PROBLEM REQUIREMENTS
Restate the data word for word and leave the images out.

AVAILABLE DATA
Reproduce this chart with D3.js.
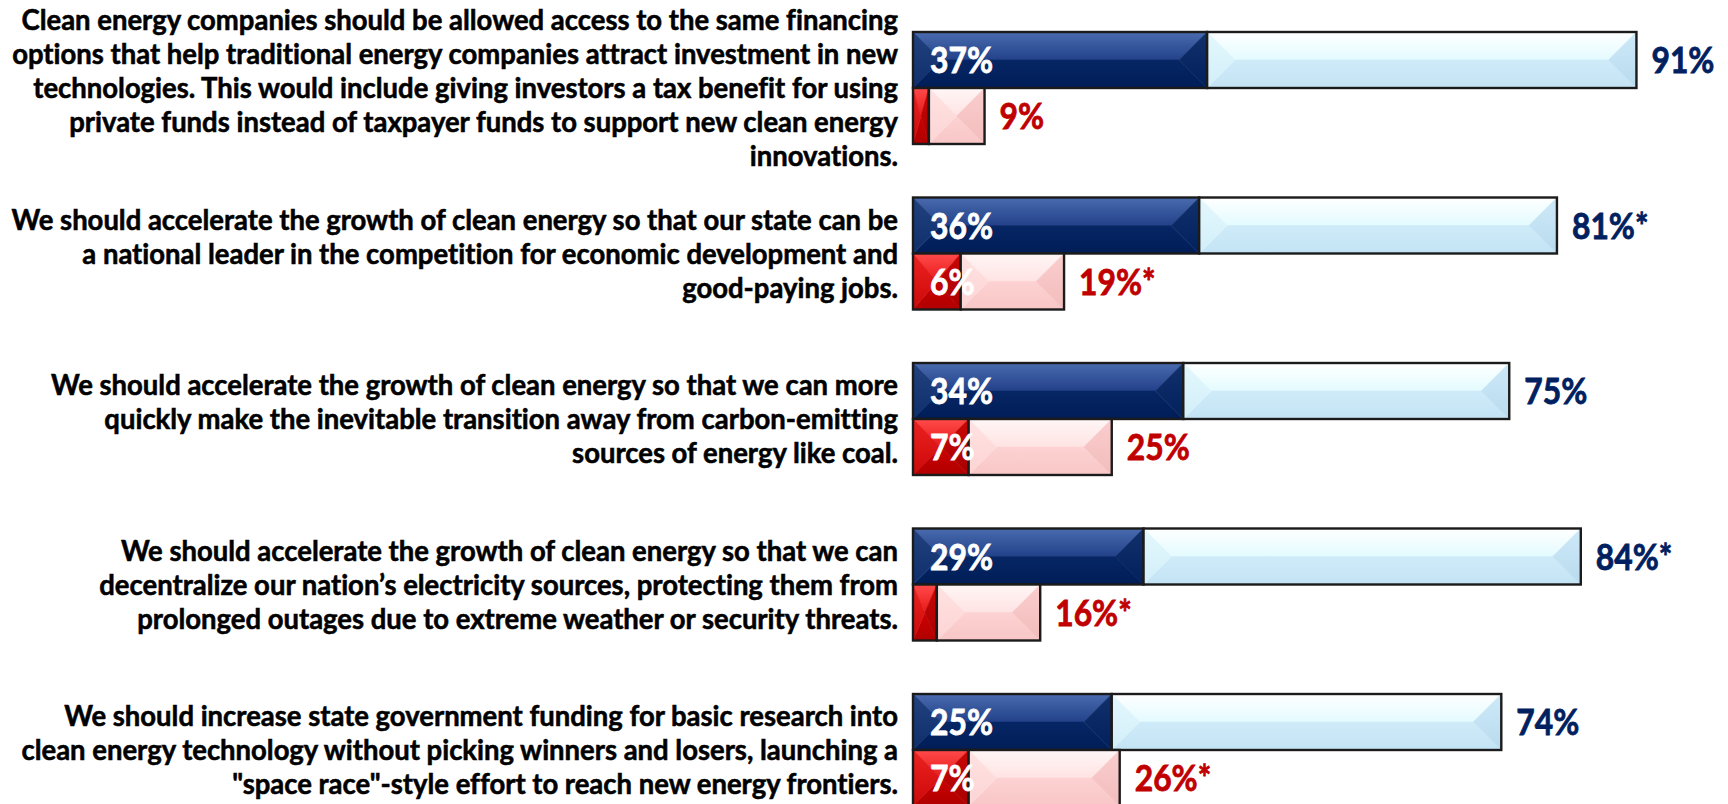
<!DOCTYPE html>
<html>
<head>
<meta charset="utf-8">
<script src="https://cdn.jsdelivr.net/npm/d3@7"></script>
<style>
  html, body { margin: 0; padding: 0; background: #ffffff; overflow: hidden; }
  svg { display: block; }
  text { font-family: Lato, "Open Sans", "DejaVu Sans", sans-serif; font-weight: 700;
         font-variant-ligatures: none; font-feature-settings: "liga" 0; }
</style>
</head>
<body>
<svg id="chart" width="1728" height="804"></svg>
<script>
// Survey statements, one array of display lines per statement
const statements = [
  ["Clean energy companies should be allowed access to the same financing",
   "options that help traditional energy companies attract investment in new",
   "technologies. This would include giving investors a tax benefit for using",
   "private funds instead of taxpayer funds to support new clean energy",
   "innovations."],
  ["We should accelerate the growth of clean energy so that our state can be",
   "a national leader in the competition for economic development and",
   "good-paying jobs."],
  ["We should accelerate the growth of clean energy so that we can more",
   "quickly make the inevitable transition away from carbon-emitting",
   "sources of energy like coal."],
  ["We should accelerate the growth of clean energy so that we can",
   "decentralize our nation\u2019s electricity sources, protecting them from",
   "prolonged outages due to extreme weather or security threats."],
  ["We should increase state government funding for basic research into",
   "clean energy technology without picking winners and losers, launching a",
   "\"space race\"-style effort to reach new energy frontiers."]
];

// Percentages
const strongSupport = [37, 36, 34, 29, 25];
const totalSupport  = [91, 81, 75, 84, 74];
const strongOppose  = [2, 6, 7, 3, 7];
const totalOppose   = [9, 19, 25, 16, 26];

// Statistically significant difference markers on the totals
const supportMark = ["", "*", "", "*", ""];
const opposeMark  = ["", "*", "", "*", "*"];

const svg = d3.select("#chart");

const x = d3.scaleLinear().domain([0, 100]).range([913, 1708]);
const y = d3.scaleBand()
  .domain(d3.range(statements.length))
  .range([32, 806])
  .paddingInner(0.3233)
  .paddingOuter(0);
const sub = d3.scaleBand()
  .domain(["support", "oppose"])
  .range([0, y.bandwidth()]);

// Facet colour sets for the bevelled bars
const palettes = {
  navy:  { top: ["#4a6bae", "#22418a"], bottom: ["#062664", "#001d57"], left: ["#22427f", "#0e2e6c"], right: ["#12306c", "#02205c"] },
  sky:   { top: ["#ffffff", "#e3fbff"], bottom: ["#cfebf9", "#c3e3f4"], left: ["#e4f8fd", "#d2eef9"], right: ["#cde9f8", "#b9dbee"] },
  red:   { top: ["#ff4a4a", "#e81a1a"], bottom: ["#cc0000", "#b00000"], left: ["#ec2222", "#cc0808"], right: ["#c80606", "#a80000"] },
  pink:  { top: ["#fff6f6", "#ffe3e3"], bottom: ["#fdd2d2", "#f8c6c6"], left: ["#ffe2e2", "#fdd4d4"], right: ["#fbcdcd", "#f2bcbc"] }
};

const defs = svg.append("defs");
Object.entries(palettes).forEach(([name, p]) => {
  Object.entries(p).forEach(([facet, stops]) => {
    const g = defs.append("linearGradient")
      .attr("id", `g-${name}-${facet}`)
      .attr("x1", 0).attr("y1", 0).attr("x2", 0).attr("y2", 1);
    g.append("stop").attr("offset", "0%").attr("stop-color", stops[0]);
    g.append("stop").attr("offset", "100%").attr("stop-color", stops[1]);
  });
});

// Segments: strong part from 0, lighter part from strong to total
const segments = [];
statements.forEach((_, i) => {
  segments.push({ row: i, series: "support", from: 0, to: strongSupport[i], pal: "navy" });
  segments.push({ row: i, series: "support", from: strongSupport[i], to: totalSupport[i], pal: "sky" });
  segments.push({ row: i, series: "oppose", from: 0, to: strongOppose[i], pal: "red" });
  segments.push({ row: i, series: "oppose", from: strongOppose[i], to: totalOppose[i], pal: "pink" });
});

const bars = svg.append("g").attr("class", "bars");

bars.selectAll("g.seg")
  .data(segments)
  .join("g")
  .attr("class", "seg")
  .each(function (d) {
    const g = d3.select(this);
    const x0 = x(d.from), x1 = x(d.to);
    const y0 = y(d.row) + sub(d.series), y1 = y0 + sub.bandwidth();
    const w = x1 - x0, h = y1 - y0;
    const dd = Math.min(h / 2, w / 2);
    const ym = y0 + h / 2;
    const facets = {
      top:    [[x0, y0], [x1, y0], [x1 - dd, ym], [x0 + dd, ym]],
      bottom: [[x0, y1], [x1, y1], [x1 - dd, ym], [x0 + dd, ym]],
      left:   [[x0, y0], [x0 + dd, ym], [x0, y1]],
      right:  [[x1, y0], [x1 - dd, ym], [x1, y1]]
    };
    Object.entries(facets).forEach(([k, pts]) => {
      g.append("polygon")
        .attr("points", pts.map(p => p.join(",")).join(" "))
        .attr("fill", `url(#g-${d.pal}-${k})`)
        .attr("stroke", `url(#g-${d.pal}-${k})`)
        .attr("stroke-width", 0.6);
    });
    g.append("rect")
      .attr("x", x0).attr("y", y0)
      .attr("width", w).attr("height", h)
      .attr("fill", "none")
      .attr("stroke", "#1b1b1b")
      .attr("stroke-width", 2.4);
  });

// Statement text, right-aligned against the bars
const lineStep = 34;
const textX = 898;
const stmtSize = 28;

const stmtGroups = svg.append("g").attr("class", "statements")
  .selectAll("g")
  .data(statements)
  .join("g");

stmtGroups.each(function (lines, i) {
  const g = d3.select(this);
  const cy = y(i) + y.bandwidth() / 2;
  lines.forEach((ln, j) => {
    g.append("text")
      .attr("x", 0)
      .attr("y", (j - (lines.length - 1) / 2) * lineStep)
      .attr("dy", "0.36em")
      .attr("text-anchor", "end")
      .attr("font-size", stmtSize)
      .attr("fill", "#000")
      .attr("stroke", "#000")
      .attr("stroke-width", 0.55)
      .text(ln);
  });
  g.attr("data-cy", cy);
});

// Narrow the text to the width of the original typeface
const refLine = stmtGroups.filter((d, i) => i === 1).select("text").node();
const kText = 887 / refLine.getComputedTextLength();
stmtGroups.attr("transform", function () {
  return `translate(${textX},${+this.getAttribute("data-cy")}) scale(${kText},1)`;
});

// Value labels
const labelSize = 37;
const labels = svg.append("g").attr("class", "labels");

const probe = labels.append("text").attr("font-size", labelSize).text("91%");
const kLabel = 63 / probe.node().getComputedTextLength();
probe.remove();

function addLabel(px, py, txt, color) {
  labels.append("text")
    .attr("transform", `translate(${px},${py}) scale(${kLabel},1)`)
    .attr("dy", "0.36em")
    .attr("font-size", labelSize)
    .attr("fill", color)
    .attr("stroke", color)
    .attr("stroke-width", 0.8)
    .text(txt);
}

statements.forEach((_, i) => {
  const ySup = y(i) + sub("support") + sub.bandwidth() / 2;
  const yOpp = y(i) + sub("oppose") + sub.bandwidth() / 2;
  // inside labels on the strong segments
  if (strongSupport[i] >= 5) addLabel(x(0) + 17, ySup, strongSupport[i] + "%", "#ffffff");
  if (strongOppose[i] >= 5) addLabel(x(0) + 17, yOpp, strongOppose[i] + "%", "#ffffff");
  // totals to the right of each bar
  addLabel(x(totalSupport[i]) + 15, ySup, totalSupport[i] + "%" + supportMark[i], "#002060");
  addLabel(x(totalOppose[i]) + 15, yOpp, totalOppose[i] + "%" + opposeMark[i], "#c00000");
});
</script>
</body>
</html>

ANSWER TO THE TASK
Reproduce this chart with D3.js.
<!DOCTYPE html>
<html>
<head>
<meta charset="utf-8">
<script src="https://cdn.jsdelivr.net/npm/d3@7"></script>
<style>
  html, body { margin: 0; padding: 0; background: #ffffff; overflow: hidden; }
  svg { display: block; }
  text { font-family: Lato, "Open Sans", "DejaVu Sans", sans-serif; font-weight: 700;
         font-variant-ligatures: none; font-feature-settings: "liga" 0; }
</style>
</head>
<body>
<svg id="chart" width="1728" height="804"></svg>
<script>
// Survey statements, one array of display lines per statement
const statements = [
  ["Clean energy companies should be allowed access to the same financing",
   "options that help traditional energy companies attract investment in new",
   "technologies. This would include giving investors a tax benefit for using",
   "private funds instead of taxpayer funds to support new clean energy",
   "innovations."],
  ["We should accelerate the growth of clean energy so that our state can be",
   "a national leader in the competition for economic development and",
   "good-paying jobs."],
  ["We should accelerate the growth of clean energy so that we can more",
   "quickly make the inevitable transition away from carbon-emitting",
   "sources of energy like coal."],
  ["We should accelerate the growth of clean energy so that we can",
   "decentralize our nation\u2019s electricity sources, protecting them from",
   "prolonged outages due to extreme weather or security threats."],
  ["We should increase state government funding for basic research into",
   "clean energy technology without picking winners and losers, launching a",
   "\"space race\"-style effort to reach new energy frontiers."]
];

// Percentages
const strongSupport = [37, 36, 34, 29, 25];
const totalSupport  = [91, 81, 75, 84, 74];
const strongOppose  = [2, 6, 7, 3, 7];
const totalOppose   = [9, 19, 25, 16, 26];

// Statistically significant difference markers on the totals
const supportMark = ["", "*", "", "*", ""];
const opposeMark  = ["", "*", "", "*", "*"];

const svg = d3.select("#chart");

const x = d3.scaleLinear().domain([0, 100]).range([913, 1708]);
const y = d3.scaleBand()
  .domain(d3.range(statements.length))
  .range([32, 806])
  .paddingInner(0.3233)
  .paddingOuter(0);
const sub = d3.scaleBand()
  .domain(["support", "oppose"])
  .range([0, y.bandwidth()]);

// Facet colour sets for the bevelled bars
const palettes = {
  navy:  { top: ["#4a6bae", "#22418a"], bottom: ["#062664", "#001d57"], left: ["#22427f", "#0e2e6c"], right: ["#12306c", "#02205c"] },
  sky:   { top: ["#ffffff", "#e3fbff"], bottom: ["#cfebf9", "#c3e3f4"], left: ["#e4f8fd", "#d2eef9"], right: ["#cde9f8", "#b9dbee"] },
  red:   { top: ["#ff4a4a", "#e81a1a"], bottom: ["#cc0000", "#b00000"], left: ["#ec2222", "#cc0808"], right: ["#c80606", "#a80000"] },
  pink:  { top: ["#fff6f6", "#ffe3e3"], bottom: ["#fdd2d2", "#f8c6c6"], left: ["#ffe2e2", "#fdd4d4"], right: ["#fbcdcd", "#f2bcbc"] }
};

const defs = svg.append("defs");
Object.entries(palettes).forEach(([name, p]) => {
  Object.entries(p).forEach(([facet, stops]) => {
    const g = defs.append("linearGradient")
      .attr("id", `g-${name}-${facet}`)
      .attr("x1", 0).attr("y1", 0).attr("x2", 0).attr("y2", 1);
    g.append("stop").attr("offset", "0%").attr("stop-color", stops[0]);
    g.append("stop").attr("offset", "100%").attr("stop-color", stops[1]);
  });
});

// Segments: strong part from 0, lighter part from strong to total
const segments = [];
statements.forEach((_, i) => {
  segments.push({ row: i, series: "support", from: 0, to: strongSupport[i], pal: "navy" });
  segments.push({ row: i, series: "support", from: strongSupport[i], to: totalSupport[i], pal: "sky" });
  segments.push({ row: i, series: "oppose", from: 0, to: strongOppose[i], pal: "red" });
  segments.push({ row: i, series: "oppose", from: strongOppose[i], to: totalOppose[i], pal: "pink" });
});

const bars = svg.append("g").attr("class", "bars");

bars.selectAll("g.seg")
  .data(segments)
  .join("g")
  .attr("class", "seg")
  .each(function (d) {
    const g = d3.select(this);
    const x0 = x(d.from), x1 = x(d.to);
    const y0 = y(d.row) + sub(d.series), y1 = y0 + sub.bandwidth();
    const w = x1 - x0, h = y1 - y0;
    const dd = Math.min(h / 2, w / 2);
    const ym = y0 + h / 2;
    const facets = {
      top:    [[x0, y0], [x1, y0], [x1 - dd, ym], [x0 + dd, ym]],
      bottom: [[x0, y1], [x1, y1], [x1 - dd, ym], [x0 + dd, ym]],
      left:   [[x0, y0], [x0 + dd, ym], [x0, y1]],
      right:  [[x1, y0], [x1 - dd, ym], [x1, y1]]
    };
    Object.entries(facets).forEach(([k, pts]) => {
      g.append("polygon")
        .attr("points", pts.map(p => p.join(",")).join(" "))
        .attr("fill", `url(#g-${d.pal}-${k})`)
        .attr("stroke", `url(#g-${d.pal}-${k})`)
        .attr("stroke-width", 0.6);
    });
    g.append("rect")
      .attr("x", x0).attr("y", y0)
      .attr("width", w).attr("height", h)
      .attr("fill", "none")
      .attr("stroke", "#1b1b1b")
      .attr("stroke-width", 2.4);
  });

// Statement text, right-aligned against the bars
const lineStep = 34;
const textX = 898;
const stmtSize = 28;

const stmtGroups = svg.append("g").attr("class", "statements")
  .selectAll("g")
  .data(statements)
  .join("g");

stmtGroups.each(function (lines, i) {
  const g = d3.select(this);
  const cy = y(i) + y.bandwidth() / 2;
  lines.forEach((ln, j) => {
    g.append("text")
      .attr("x", 0)
      .attr("y", (j - (lines.length - 1) / 2) * lineStep)
      .attr("dy", "0.36em")
      .attr("text-anchor", "end")
      .attr("font-size", stmtSize)
      .attr("fill", "#000")
      .attr("stroke", "#000")
      .attr("stroke-width", 0.55)
      .text(ln);
  });
  g.attr("data-cy", cy);
});

// Narrow the text to the width of the original typeface
const refLine = stmtGroups.filter((d, i) => i === 1).select("text").node();
const kText = 887 / refLine.getComputedTextLength();
stmtGroups.attr("transform", function () {
  return `translate(${textX},${+this.getAttribute("data-cy")}) scale(${kText},1)`;
});

// Value labels
const labelSize = 37;
const labels = svg.append("g").attr("class", "labels");

const probe = labels.append("text").attr("font-size", labelSize).text("91%");
const kLabel = 63 / probe.node().getComputedTextLength();
probe.remove();

function addLabel(px, py, txt, color) {
  labels.append("text")
    .attr("transform", `translate(${px},${py}) scale(${kLabel},1)`)
    .attr("dy", "0.36em")
    .attr("font-size", labelSize)
    .attr("fill", color)
    .attr("stroke", color)
    .attr("stroke-width", 0.8)
    .text(txt);
}

statements.forEach((_, i) => {
  const ySup = y(i) + sub("support") + sub.bandwidth() / 2;
  const yOpp = y(i) + sub("oppose") + sub.bandwidth() / 2;
  // inside labels on the strong segments
  if (strongSupport[i] >= 5) addLabel(x(0) + 17, ySup, strongSupport[i] + "%", "#ffffff");
  if (strongOppose[i] >= 5) addLabel(x(0) + 17, yOpp, strongOppose[i] + "%", "#ffffff");
  // totals to the right of each bar
  addLabel(x(totalSupport[i]) + 15, ySup, totalSupport[i] + "%" + supportMark[i], "#002060");
  addLabel(x(totalOppose[i]) + 15, yOpp, totalOppose[i] + "%" + opposeMark[i], "#c00000");
});
</script>
</body>
</html>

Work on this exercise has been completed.